The Supreme Court emphasized that the issue was not debatable for the assessee because the jurisdictional High Court had conclusively ruled on it. Therefore, the AO could validly disallow the claim under Section 143(1)(a) without needing a prima facie adjustment. The Court set aside the impugned order, allowing the Revenue’s appeal.

Conclusion

This judgment is a landmark for tax administration, clarifying that the “debatable issue” defense under Section 143(1)(a) is not available when the jurisdictional High Court has settled the law. It reinforces the principle that binding precedents must be followed during summary assessments, preventing assessees from exploiting divergent views across states. For tax practitioners, this ruling highlights the need to assess claims against the law of the assessee’s state. The decision also underscores the Supreme Court’s role in harmonizing tax jurisprudence, ensuring consistency in the application of the Income Tax Act.
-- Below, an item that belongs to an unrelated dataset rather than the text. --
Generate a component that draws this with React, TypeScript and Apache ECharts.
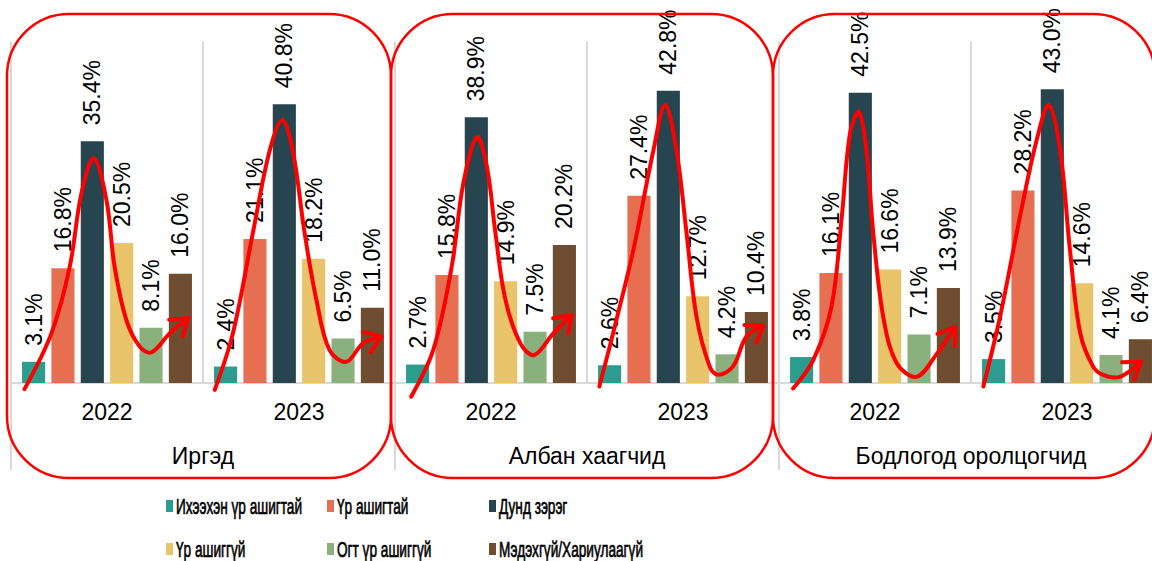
import React, { useEffect, useRef } from "react";
import * as echarts from "echarts";

// ---------- data ----------
const groups = ["Иргэд", "Албан хаагчид", "Бодлогод оролцогчид"];
const years = ["2022", "2023", "2022", "2023", "2022", "2023"];
const seriesNames = [
  "Ихээхэн үр ашигтай",
  "Үр ашигтай",
  "Дунд зэрэг",
  "Үр ашиггүй",
  "Огт үр ашиггүй",
  "Мэдэхгүй/Хариулаагүй",
];
const ikheekhenUrAshigtai = [3.1, 2.4, 2.7, 2.6, 3.8, 3.5];
const urAshigtai = [16.8, 21.1, 15.8, 27.4, 16.1, 28.2];
const dundZereg = [35.4, 40.8, 38.9, 42.8, 42.5, 43.0];
const urAshiggui = [20.5, 18.2, 14.9, 12.7, 16.6, 14.6];
const ogtUrAshiggui = [8.1, 6.5, 7.5, 4.2, 7.1, 4.1];
const medekhgui = [16.0, 11.0, 20.2, 10.4, 13.9, 6.4];
const seriesValues = [ikheekhenUrAshigtai, urAshigtai, dundZereg, urAshiggui, ogtUrAshiggui, medekhgui];
const colors = ["#2A9D8F", "#E76F51", "#27454F", "#E9C46A", "#8AB17D", "#6E4D30"];

// hand-drawn red trend arrows: [bar position (0 = first bar .. 5 = last bar), value %]
const trendCurves: number[][][] = [
  [[-0.31, -0.9], [0.61, 7.3], [1.23, 17], [1.63, 27.8], [2.05, 32.9], [2.48, 26.8], [2.76, 17], [3.16, 9.2], [3.62, 5.3], [4.02, 4.5], [4.64, 7.3], [5.26, 9.5]],
  [[-0.37, -1.0], [0.25, 7.3], [0.93, 22], [1.5, 34], [1.93, 38.5], [2.29, 34], [2.69, 22], [3.09, 12.2], [3.54, 4.8], [4.11, 3.1], [4.68, 5.8], [5.31, 6.8]],
  [[-0.22, -2.0], [0.53, 4.8], [1.16, 17], [1.56, 29.3], [2.02, 36], [2.36, 31.7], [2.65, 22], [2.99, 12.2], [3.5, 5.8], [3.97, 4.1], [4.63, 7.3], [5.25, 10]],
  [[-0.35, -0.5], [0.12, 7.3], [0.81, 19.5], [1.49, 34], [1.89, 40.7], [2.28, 34], [2.62, 22], [2.96, 9.7], [3.41, 2.4], [3.69, 1.2], [4.2, 2.4], [4.66, 6.8], [5.24, 8.5]],
  [[-0.29, -0.8], [0.4, 3.4], [1.02, 11.2], [1.37, 24.4], [1.65, 36.6], [1.95, 39.7], [2.21, 34], [2.44, 22], [2.78, 9.7], [3.24, 2.9], [3.92, 0.9], [4.61, 4.3], [5.23, 8.2]],
  [[-0.35, -0.5], [0.22, 9.7], [0.9, 24.4], [1.47, 35.6], [1.88, 40.7], [2.27, 34], [2.6, 19.5], [2.95, 7.3], [3.39, 2.4], [3.73, 1.2], [4.3, 0.9], [5.02, 3.1]],
];

const BAR_GAP = 0.27;
const CAT_GAP = 0.115;
const FONT = "'Liberation Sans', Arial, sans-serif";

export default function App() {
  const ref = useRef<HTMLDivElement>(null);

  useEffect(() => {
    if (!ref.current) return;
    const chart = echarts.init(ref.current, null, { renderer: "svg" });

    const barSeries = seriesNames.map((name, i) => ({
      name,
      type: "bar",
      xAxisIndex: 0,
      data: seriesValues[i],
      barGap: `${BAR_GAP * 100}%`,
      barCategoryGap: `${CAT_GAP * 100}%`,
      itemStyle: { color: colors[i] },
      label: {
        show: true,
        position: "top",
        distance: 16,
        rotate: 90,
        align: "left",
        verticalAlign: "middle",
        fontSize: 23,
        fontFamily: FONT,
        color: "#000",
        formatter: (p: any) => `${Number(p.value).toFixed(1)}%`,
      },
      z: 2,
    }));

    const curveSeries = {
      type: "custom",
      xAxisIndex: 0,
      z: 5,
      silent: true,
      data: trendCurves.map((_, k) => [k, 0]),
      encode: { x: 0, y: 1 },
      renderItem: (params: any, api: any) => {
        const k = params.dataIndex;
        const pts = trendCurves[k];
        const band = api.size([1, 0])[0];
        const cx = api.coord([k, 0])[0];
        const used = band * (1 - CAT_GAP);
        const bw = used / (6 + 5 * BAR_GAP);
        const pitch = bw * (1 + BAR_GAP);
        const x0 = cx - used / 2 + bw / 2;
        const px = pts.map(([p, v]) => [x0 + p * pitch, api.coord([k, v])[1]]);
        const e = px[px.length - 1];
        const prev = px[px.length - 2];
        const ang = Math.atan2(e[1] - prev[1], e[0] - prev[0]) + Math.PI;
        const L = 19;
        const spread = 0.6;
        const a1 = [e[0] + L * Math.cos(ang + spread), e[1] + L * Math.sin(ang + spread)];
        const a2 = [e[0] + L * Math.cos(ang - spread), e[1] + L * Math.sin(ang - spread)];
        const style = { stroke: "#FF0000", lineWidth: 4, fill: null, lineCap: "round", lineJoin: "round" };
        return {
          type: "group",
          children: [
            { type: "polyline", shape: { points: px, smooth: 0.35 }, style },
            { type: "polyline", shape: { points: [a1, e, a2] }, style },
          ],
        };
      },
    };

    const rects = [
      [7, 391],
      [391, 773],
      [773, 1155],
    ].map(([x1, x2]) => ({
      type: "rect",
      z: 10,
      silent: true,
      shape: { x: x1, y: 14, width: x2 - x1, height: 464, r: 62 },
      style: { fill: "none", stroke: "#FF0000", lineWidth: 2.5 },
    }));

    const legendCols = [166, 327, 489];
    const legendRows = [506, 549];
    const legendItems = seriesNames.map((name, i) => {
      const x = legendCols[i % 3];
      const y = legendRows[Math.floor(i / 3)];
      return {
        type: "group",
        children: [
          { type: "rect", shape: { x, y: y - 6, width: 7, height: 12 }, style: { fill: colors[i] } },
          {
            type: "text",
            x: x + 10,
            y,
            scaleX: 0.62,
            style: {
              text: name,
              fontSize: 22,
              lineHeight: 20,
              fontFamily: FONT,
              fill: "#000",
              stroke: "#000",
              lineWidth: 0.7,
              verticalAlign: "middle",
              align: "left",
            },
          },
        ],
      };
    });

    chart.setOption({
      animation: false,
      grid: { left: 11, right: 1, top: 41.5, bottom: 178, containLabel: false },
      xAxis: [
        {
          type: "category",
          data: years,
          position: "bottom",
          axisLine: { show: true, lineStyle: { color: "#D9D9D9", width: 2 } },
          axisTick: { show: false },
          axisLabel: { interval: 0, margin: 17, fontSize: 23, fontFamily: FONT, color: "#000" },
          splitLine: { show: true, interval: 0, lineStyle: { color: "#D9D9D9", width: 2 } },
        },
        {
          type: "category",
          data: groups,
          position: "bottom",
          axisLine: { show: false },
          axisTick: { show: true, length: 87, lineStyle: { color: "#D9D9D9", width: 2 } },
          axisLabel: { interval: 0, margin: 61, fontSize: 23, fontFamily: FONT, color: "#000" },
          splitLine: { show: false },
        },
      ],
      yAxis: { type: "value", min: 0, max: 50, show: false, splitLine: { show: false } },
      series: [...barSeries, curveSeries],
      graphic: [...rects, ...legendItems],
    });

    return () => chart.dispose();
  }, []);

  return (
    <div
      ref={ref}
      style={{ position: "fixed", left: 0, top: 0, width: 1164, height: 561, background: "#fff" }}
    />
  );
}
Frequently Asked Questions

What is the key takeaway from the Raghuvir Synthetics case?
The key takeaway is that during summary assessment under Section 143(1)(a), an Assessing Officer can disallow a claim if the jurisdictional High Court has settled the legal issue, even if other High Courts hold a contrary view. The “debatable issue” defense is not available in such cases.
How does this judgment impact the scope of prima facie adjustments?
This judgment expands the scope of prima facie adjustments by allowing the AO to rely on binding jurisdictional precedents. It limits the defense that an issue is debatable merely because different High Courts have conflicting views.
Does this ruling apply to all assessees across India?
No, the ruling applies specifically to assessees whose jurisdictional High Court has settled the issue. For assessees in states where the High Court has not ruled, the issue may still be considered debatable.
What was the nature of the expenditure in this case?
The expenditure was preliminary expenses incurred on a public issue for raising capital. The Supreme Court held that such expenses are capital in nature, not revenue expenditure.
Can an assessee challenge a disallowance under Section 143(1)(a) after this judgment?
Yes, an assessee can still challenge the disallowance by filing an appeal before the CIT(A). However, the success of such an appeal depends on whether the jurisdictional High Court’s precedent supports the assessee’s claim.